Switchback also launched a Kickstarter campaign to raise funds toward music rights for the film, raising $51,000 through the crowdfunding site.

Leroux noted, however, that Whistler was able to bring more non-financial resources to the film as it moved through production, its Kickstarter run and finally its big-screen festival debut, and she encouraged doc makers in the audience to take it into consideration when pursuing brands as partners.

“We have a huge email list and great social channels,” she said. “Mike is a legend in the ski community, so our audience really knows him. If you can activate with a brand in a way that resonates with their audience, they can help promote the film, getting people to the world premiere, to the Kickstarter and to see or share the film.”

In an interview following the panel, Douglas noted that although mountain culture aficionados are Snowman‘s primary target – right now, the trailer is being promoted through Salomon’s YouTube channel and via Whistler – he and his team sought to make a film with wider appeal with a 2015 run on the festival circuit.
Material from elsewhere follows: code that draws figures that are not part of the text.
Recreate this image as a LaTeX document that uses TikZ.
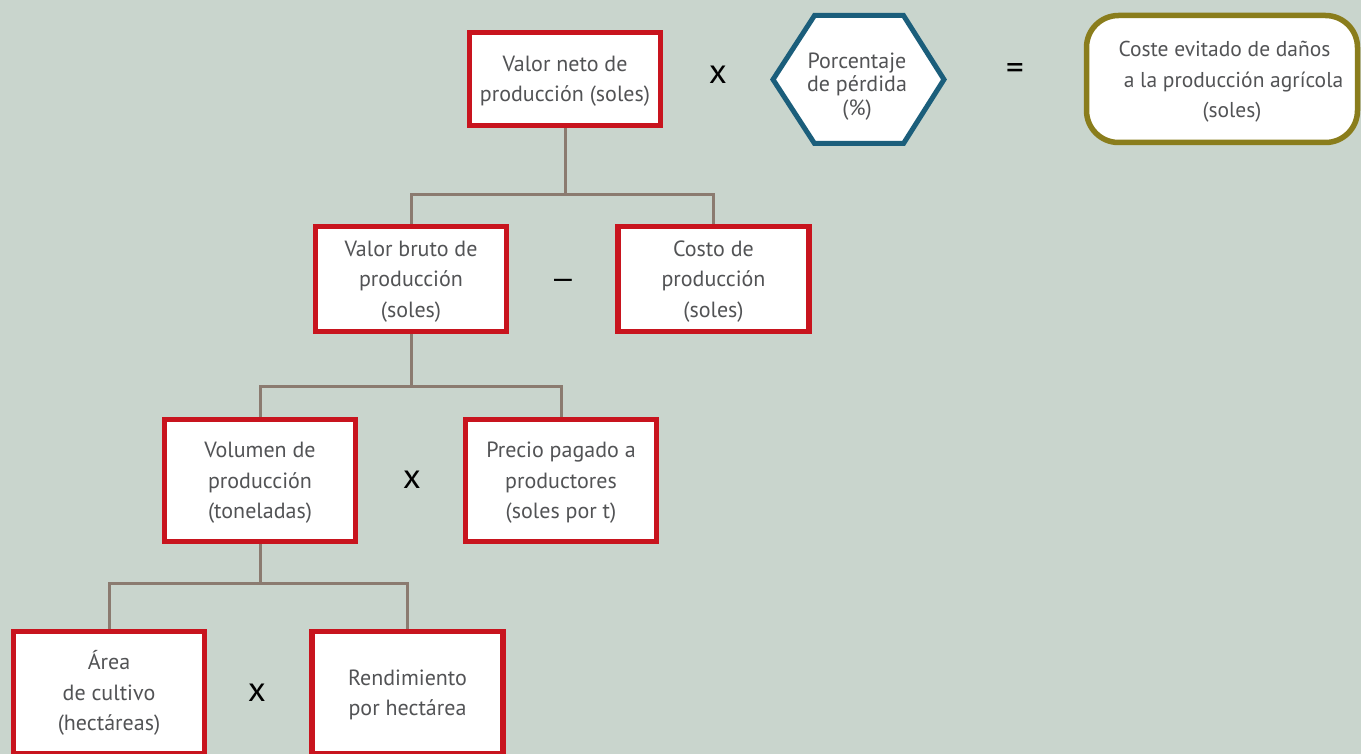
\documentclass[tikz,border=0pt]{standalone}
\usepackage{fontspec}
\setmainfont{PT Sans}
\newfontfamily\dashfont{Liberation Sans}
\usetikzlibrary{backgrounds}
\definecolor{bg}{HTML}{C9D5CD}
\definecolor{boxred}{HTML}{C8141E}
\definecolor{hexblue}{HTML}{1B5E7B}
\definecolor{olive}{HTML}{8A7D1C}
\definecolor{conn}{HTML}{8B7B70}
\definecolor{txt}{HTML}{525355}
\newcommand\mystrut{\rule{0pt}{20pt}}
\tikzset{
  redbox/.style={draw=boxred, line width=5.5pt, fill=white, minimum width=191pt,
    text=txt, align=center, font=\fontsize{22}{30.5}\selectfont, inner sep=0pt},
  link/.style={draw=conn, line width=3pt},
  op/.style={text=black, font=\fontsize{35}{35}\selectfont, inner sep=0pt}
}
\begin{document}
\begin{tikzpicture}[x=1pt,y=-1pt]
\useasboundingbox (0,0) rectangle (1361,754);
\clip (0,0) rectangle (1361,754);
% boxes
\node[redbox, minimum height=93pt] (A) at (565,79) {\mystrut Valor neto de\\producción (soles)};
\node[redbox, minimum height=105pt] (B) at (411,279) {\mystrut Valor bruto de\\producción\\(soles)};
\node[redbox, minimum height=105pt] (C) at (713.5,279) {\mystrut Costo de\\producción\\(soles)};
\node[redbox, minimum height=122pt] (D) at (260,480.5) {\mystrut Volumen de\\producción\\(toneladas)};
\node[redbox, minimum height=122pt] (E) at (561,480.5) {\mystrut Precio pagado a\\productores\\(soles por t)};
\node[redbox, minimum height=122pt] (F) at (109,692.5) {\mystrut Área\\de cultivo\\(hectáreas)};
\node[redbox, minimum height=122pt] (G) at (407.5,692.5) {\mystrut Rendimiento\\por hectárea};
% hexagon
\draw[hexblue, line width=5pt, line join=miter, fill=white]
  (773,79.5) -- (814.5,15.5) -- (903.5,15.5) -- (944,79.5) -- (903.5,143.5) -- (814.5,143.5) -- cycle;
\node[text=txt, align=center, font=\fontsize{22}{23.5}\selectfont, inner sep=0pt] (H) at (857,86.5)
  {Porcentaje\\de pérdida\\(\%)};
% rounded result box
\node[draw=olive, line width=5.5pt, fill=white, rounded corners=32pt, minimum width=271pt,
  minimum height=127pt, text=txt, align=center, font=\fontsize{21.5}{30.5}\selectfont, inner sep=0pt]
  (R) at (1222,79) {\hspace*{5pt}\rule{0pt}{21.5pt}Coste evitado de daños\\\hspace*{23pt}a la producción agrícola\\\hspace*{20pt}(soles)};
% operators
\node[op] (m1) at (718,75) {x};
\node[op] (m2) at (1015,72) {=};
\node[op, font=\dashfont\fontsize{32}{32}\selectfont] (m3) at (563,284) {–};
\node[op] (m4) at (412,480) {x};
\node[op] (m5) at (257,693) {x};
% connectors
\coordinate (y1) at (0,195);
\coordinate (y2) at (0,386);
\coordinate (y3) at (0,583);
\coordinate (j1) at (A.south |- y1);
\coordinate (j2) at (B.south |- y2);
\coordinate (j3) at (D.south |- y3);
\begin{scope}[on background layer]
\fill[bg] (0,0) rectangle (1361,754);
\draw[link] (A.south) -- (j1) -| (B.north);
\draw[link] (j1) -| (C.north);
\draw[link] (B.south) -- (j2) -| (D.north);
\draw[link] (j2) -| (E.north);
\draw[link] (D.south) -- (j3) -| (F.north);
\draw[link] (j3) -| (G.north);
\end{scope}
\end{tikzpicture}
\end{document}
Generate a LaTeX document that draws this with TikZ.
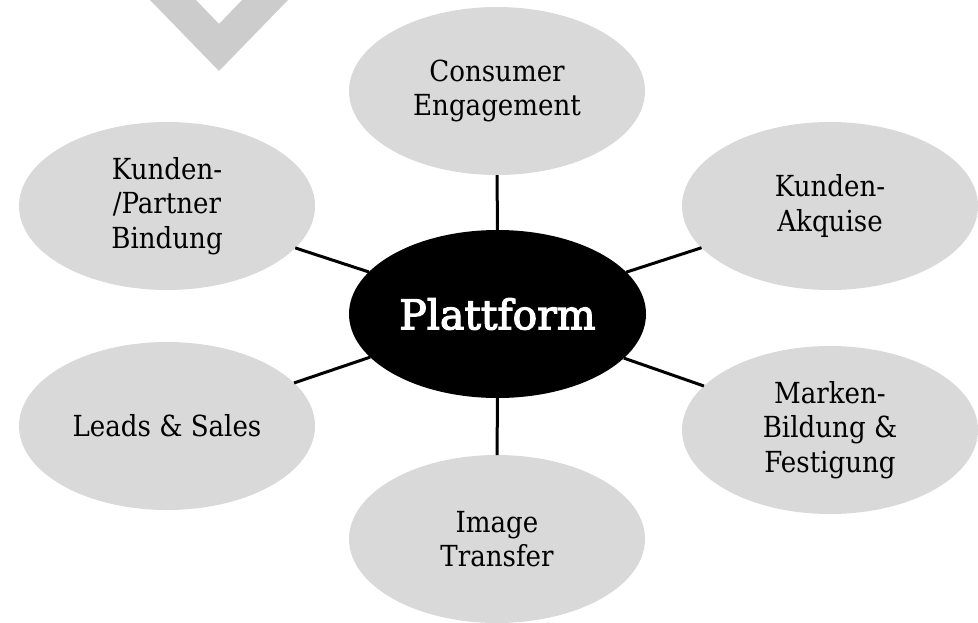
\documentclass[tikz,border=0pt]{standalone}
\usepackage{fontspec}
\setmainfont{DejaVu Serif Condensed}
\newfontfamily\hubfont[FakeBold=3]{DejaVu Serif}
\usetikzlibrary{shapes.geometric}
\definecolor{bubble}{HTML}{D9D9D9}
\definecolor{chev}{HTML}{CCCCCC}
\tikzset{
  bubble/.style={ellipse, fill=bubble, draw=none, minimum width=296pt, minimum height=168pt,
    inner sep=0pt, outer sep=0pt, align=center, text=black,
    font=\fontsize{29}{34.5}\selectfont},
  hub/.style={ellipse, fill=black, draw=none, minimum width=297pt, minimum height=168pt,
    inner sep=0pt, outer sep=0pt, text=white, font=\hubfont\fontsize{41}{44}\selectfont},
  link/.style={draw=black, line width=3pt}
}
\begin{document}
\begin{tikzpicture}[x=1pt,y=-1pt]
\useasboundingbox (0,0) rectangle (978,622);
\fill[chev] (150,0) -- (219,71) -- (288,0) -- (242,0) -- (219,24) -- (196,0) -- cycle;
\node[hub] (hub) at (497.5,314) {Plattform};
\node[bubble] (ce) at (497,91) {Consumer\\Engagement};
\node[bubble] (ka) at (830,206) {Kunden-\\Akquise};
\node[bubble] (mb) at (830,430) {Marken-\\Bildung \&\\Festigung};
\node[bubble] (it) at (497,539) {Image\\Transfer};
\node[bubble] (ls) at (167,426) {Leads \& Sales};
\node[bubble] (kp) at (167,206) {Kunden-\\/Partner\\Bindung};
\draw[link] (hub) -- (ce);
\draw[link] (hub) -- (ka);
\draw[link] (hub) -- (mb);
\draw[link] (hub) -- (it);
\draw[link] (hub) -- (ls);
\draw[link] (hub) -- (kp);
\end{tikzpicture}
\end{document}
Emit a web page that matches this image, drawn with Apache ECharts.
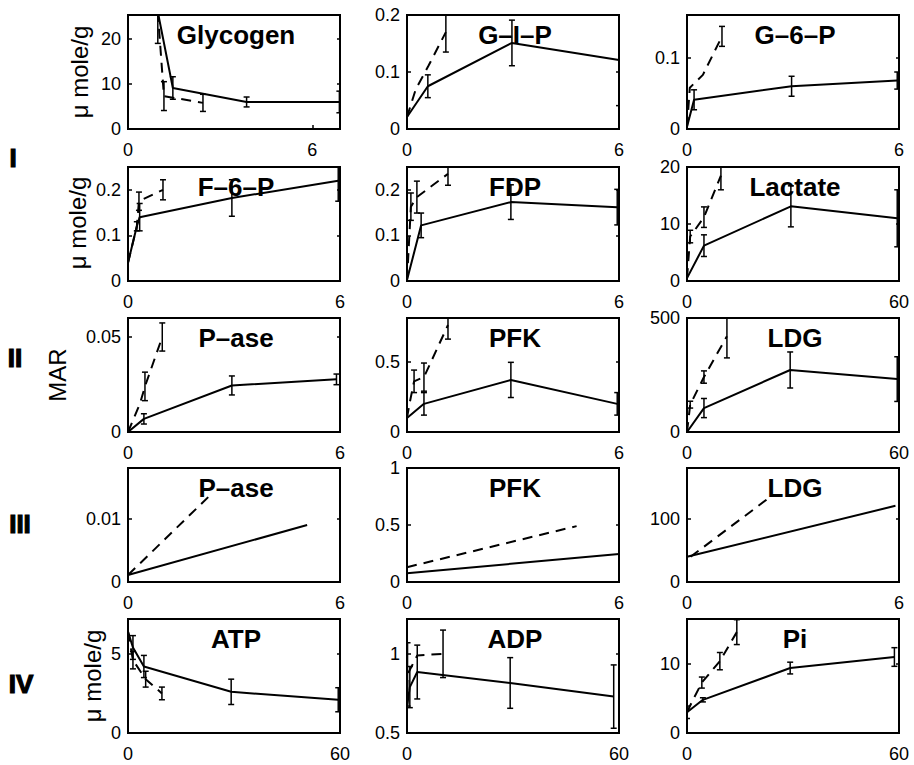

“We tried to make a mountain film that will appeal to people that aren’t mountain people. The underlying themes of the film are quite universal – dreams and chasing things down, and how much risk are you willing to take in your life?” he explained.

He said he also hopes Snowman will help demonstrate that Switchback is more than just a ski-film production company.

“That’s was part of the reason we made such a push to go after the mainstream.”